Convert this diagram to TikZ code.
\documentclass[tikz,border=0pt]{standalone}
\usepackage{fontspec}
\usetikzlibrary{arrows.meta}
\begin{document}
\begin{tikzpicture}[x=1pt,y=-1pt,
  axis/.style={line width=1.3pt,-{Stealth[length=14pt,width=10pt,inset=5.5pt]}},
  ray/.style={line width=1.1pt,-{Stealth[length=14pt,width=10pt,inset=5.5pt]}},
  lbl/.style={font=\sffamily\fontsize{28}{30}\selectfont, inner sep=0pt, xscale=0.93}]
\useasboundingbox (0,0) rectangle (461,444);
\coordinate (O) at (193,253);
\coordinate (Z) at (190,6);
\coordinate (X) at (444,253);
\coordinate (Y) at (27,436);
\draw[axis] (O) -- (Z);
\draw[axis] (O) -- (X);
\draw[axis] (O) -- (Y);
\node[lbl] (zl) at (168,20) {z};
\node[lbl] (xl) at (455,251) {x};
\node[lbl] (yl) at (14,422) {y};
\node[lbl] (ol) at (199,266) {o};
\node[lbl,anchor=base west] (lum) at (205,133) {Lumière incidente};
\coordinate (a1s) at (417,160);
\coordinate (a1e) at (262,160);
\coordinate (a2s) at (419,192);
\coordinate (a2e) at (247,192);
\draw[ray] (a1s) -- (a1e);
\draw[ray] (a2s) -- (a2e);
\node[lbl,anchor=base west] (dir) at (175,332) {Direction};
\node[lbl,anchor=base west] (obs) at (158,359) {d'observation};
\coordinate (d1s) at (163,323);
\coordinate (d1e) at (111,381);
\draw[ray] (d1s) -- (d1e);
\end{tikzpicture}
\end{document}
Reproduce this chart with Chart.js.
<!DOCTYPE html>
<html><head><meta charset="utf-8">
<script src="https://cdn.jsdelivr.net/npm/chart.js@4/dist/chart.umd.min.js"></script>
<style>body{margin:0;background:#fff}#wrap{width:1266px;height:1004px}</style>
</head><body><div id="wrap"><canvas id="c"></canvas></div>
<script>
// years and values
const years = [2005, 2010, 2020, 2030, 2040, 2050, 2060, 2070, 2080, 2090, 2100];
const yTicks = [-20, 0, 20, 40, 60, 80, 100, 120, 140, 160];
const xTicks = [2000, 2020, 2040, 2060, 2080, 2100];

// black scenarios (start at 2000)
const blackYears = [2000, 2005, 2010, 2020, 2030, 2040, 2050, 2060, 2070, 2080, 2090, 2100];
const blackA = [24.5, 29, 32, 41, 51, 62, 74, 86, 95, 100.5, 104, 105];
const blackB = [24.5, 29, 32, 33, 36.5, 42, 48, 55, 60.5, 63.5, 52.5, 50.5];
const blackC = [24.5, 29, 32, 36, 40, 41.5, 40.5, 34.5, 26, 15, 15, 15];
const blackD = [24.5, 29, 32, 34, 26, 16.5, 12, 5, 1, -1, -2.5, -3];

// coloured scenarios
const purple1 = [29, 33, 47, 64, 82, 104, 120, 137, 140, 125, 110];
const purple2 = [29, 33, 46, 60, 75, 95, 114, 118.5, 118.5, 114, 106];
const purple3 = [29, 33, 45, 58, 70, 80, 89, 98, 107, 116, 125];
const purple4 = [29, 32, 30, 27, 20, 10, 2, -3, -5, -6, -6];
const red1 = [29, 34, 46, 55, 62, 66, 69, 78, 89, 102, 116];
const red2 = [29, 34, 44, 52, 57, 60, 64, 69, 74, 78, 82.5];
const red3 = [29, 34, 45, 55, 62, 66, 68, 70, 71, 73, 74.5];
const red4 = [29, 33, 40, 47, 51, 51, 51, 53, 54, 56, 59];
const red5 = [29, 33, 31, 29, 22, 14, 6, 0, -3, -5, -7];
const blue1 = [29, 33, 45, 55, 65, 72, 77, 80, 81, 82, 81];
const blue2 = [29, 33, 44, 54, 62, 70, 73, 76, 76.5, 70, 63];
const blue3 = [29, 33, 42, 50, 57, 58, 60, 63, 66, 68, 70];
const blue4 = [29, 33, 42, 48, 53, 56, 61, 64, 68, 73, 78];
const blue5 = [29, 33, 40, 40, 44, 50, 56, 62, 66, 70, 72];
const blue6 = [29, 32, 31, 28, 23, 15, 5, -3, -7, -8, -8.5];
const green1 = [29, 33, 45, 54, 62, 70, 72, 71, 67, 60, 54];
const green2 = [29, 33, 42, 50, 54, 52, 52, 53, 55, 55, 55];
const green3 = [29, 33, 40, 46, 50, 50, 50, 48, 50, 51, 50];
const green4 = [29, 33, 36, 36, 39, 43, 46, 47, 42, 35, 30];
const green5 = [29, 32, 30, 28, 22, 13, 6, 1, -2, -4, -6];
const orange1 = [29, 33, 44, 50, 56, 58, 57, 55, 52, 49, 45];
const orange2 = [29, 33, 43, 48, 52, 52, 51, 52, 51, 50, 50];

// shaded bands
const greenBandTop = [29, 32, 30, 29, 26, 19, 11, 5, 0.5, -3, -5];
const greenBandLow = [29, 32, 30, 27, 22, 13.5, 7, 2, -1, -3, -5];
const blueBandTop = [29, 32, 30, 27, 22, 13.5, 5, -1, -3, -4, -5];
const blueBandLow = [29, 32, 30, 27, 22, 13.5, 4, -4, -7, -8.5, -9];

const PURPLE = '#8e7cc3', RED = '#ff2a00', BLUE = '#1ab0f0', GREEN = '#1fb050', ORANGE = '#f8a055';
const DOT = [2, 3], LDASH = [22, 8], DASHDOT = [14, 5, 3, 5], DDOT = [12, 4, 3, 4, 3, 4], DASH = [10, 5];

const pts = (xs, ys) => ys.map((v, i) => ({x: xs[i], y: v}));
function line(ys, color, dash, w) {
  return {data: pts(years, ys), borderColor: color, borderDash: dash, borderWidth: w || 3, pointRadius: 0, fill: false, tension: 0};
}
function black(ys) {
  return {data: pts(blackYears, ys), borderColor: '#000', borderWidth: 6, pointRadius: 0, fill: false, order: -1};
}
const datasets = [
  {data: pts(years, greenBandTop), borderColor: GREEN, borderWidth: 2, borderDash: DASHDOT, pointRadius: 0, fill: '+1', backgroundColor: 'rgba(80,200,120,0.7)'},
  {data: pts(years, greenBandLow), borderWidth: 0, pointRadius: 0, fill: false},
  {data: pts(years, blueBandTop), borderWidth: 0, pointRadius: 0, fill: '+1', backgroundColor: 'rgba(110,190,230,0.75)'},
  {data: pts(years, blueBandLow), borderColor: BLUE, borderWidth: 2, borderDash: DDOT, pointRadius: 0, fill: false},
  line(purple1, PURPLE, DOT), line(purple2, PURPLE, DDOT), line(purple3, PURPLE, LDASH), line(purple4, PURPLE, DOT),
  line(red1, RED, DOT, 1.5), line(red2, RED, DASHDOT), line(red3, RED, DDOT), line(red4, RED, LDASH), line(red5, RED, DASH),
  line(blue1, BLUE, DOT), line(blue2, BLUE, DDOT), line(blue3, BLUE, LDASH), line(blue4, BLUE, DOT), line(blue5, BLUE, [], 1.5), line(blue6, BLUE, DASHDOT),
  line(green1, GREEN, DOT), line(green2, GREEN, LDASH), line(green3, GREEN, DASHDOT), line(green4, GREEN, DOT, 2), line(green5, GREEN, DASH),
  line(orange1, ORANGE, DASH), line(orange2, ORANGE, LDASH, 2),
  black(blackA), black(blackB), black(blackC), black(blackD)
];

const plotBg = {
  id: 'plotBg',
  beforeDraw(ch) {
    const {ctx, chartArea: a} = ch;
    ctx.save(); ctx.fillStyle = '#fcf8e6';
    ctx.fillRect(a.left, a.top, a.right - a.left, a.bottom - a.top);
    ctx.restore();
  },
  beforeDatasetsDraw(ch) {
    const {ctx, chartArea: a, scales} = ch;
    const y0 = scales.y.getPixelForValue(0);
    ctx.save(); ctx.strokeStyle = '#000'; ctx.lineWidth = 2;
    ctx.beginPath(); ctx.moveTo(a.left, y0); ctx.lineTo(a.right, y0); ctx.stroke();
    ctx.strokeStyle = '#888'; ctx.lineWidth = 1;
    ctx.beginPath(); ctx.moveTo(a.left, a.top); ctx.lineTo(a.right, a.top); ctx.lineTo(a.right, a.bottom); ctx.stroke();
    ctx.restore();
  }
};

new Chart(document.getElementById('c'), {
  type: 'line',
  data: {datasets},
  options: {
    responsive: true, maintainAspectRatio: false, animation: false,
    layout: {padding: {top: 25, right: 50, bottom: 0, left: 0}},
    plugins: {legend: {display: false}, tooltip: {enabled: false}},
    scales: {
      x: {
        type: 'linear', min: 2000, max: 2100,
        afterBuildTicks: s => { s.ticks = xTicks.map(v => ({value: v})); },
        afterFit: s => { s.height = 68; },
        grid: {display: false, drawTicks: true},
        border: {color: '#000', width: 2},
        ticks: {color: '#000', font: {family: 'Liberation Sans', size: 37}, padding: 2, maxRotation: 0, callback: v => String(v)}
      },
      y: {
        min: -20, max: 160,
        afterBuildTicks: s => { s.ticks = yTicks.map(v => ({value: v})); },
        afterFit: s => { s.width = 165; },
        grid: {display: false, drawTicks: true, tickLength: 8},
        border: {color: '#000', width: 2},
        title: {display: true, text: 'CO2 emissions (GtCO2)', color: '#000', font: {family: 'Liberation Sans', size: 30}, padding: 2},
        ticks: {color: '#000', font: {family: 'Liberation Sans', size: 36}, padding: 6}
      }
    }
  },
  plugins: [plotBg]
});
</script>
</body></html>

§ **Objective**
Write the lines again exactly, beginning at the line that has "Reproduce this chart with Chart.js." and stopping after the line that has "const xTicks = [2000, 2020, 2040, 2060, 2080, 2100];"; include no other lines.

§ **Solution**
Reproduce this chart with Chart.js.
<!DOCTYPE html>
<html><head><meta charset="utf-8">
<script src="https://cdn.jsdelivr.net/npm/chart.js@4/dist/chart.umd.min.js"></script>
<style>body{margin:0;background:#fff}#wrap{width:1266px;height:1004px}</style>
</head><body><div id="wrap"><canvas id="c"></canvas></div>
<script>
// years and values
const years = [2005, 2010, 2020, 2030, 2040, 2050, 2060, 2070, 2080, 2090, 2100];
const yTicks = [-20, 0, 20, 40, 60, 80, 100, 120, 140, 160];
const xTicks = [2000, 2020, 2040, 2060, 2080, 2100];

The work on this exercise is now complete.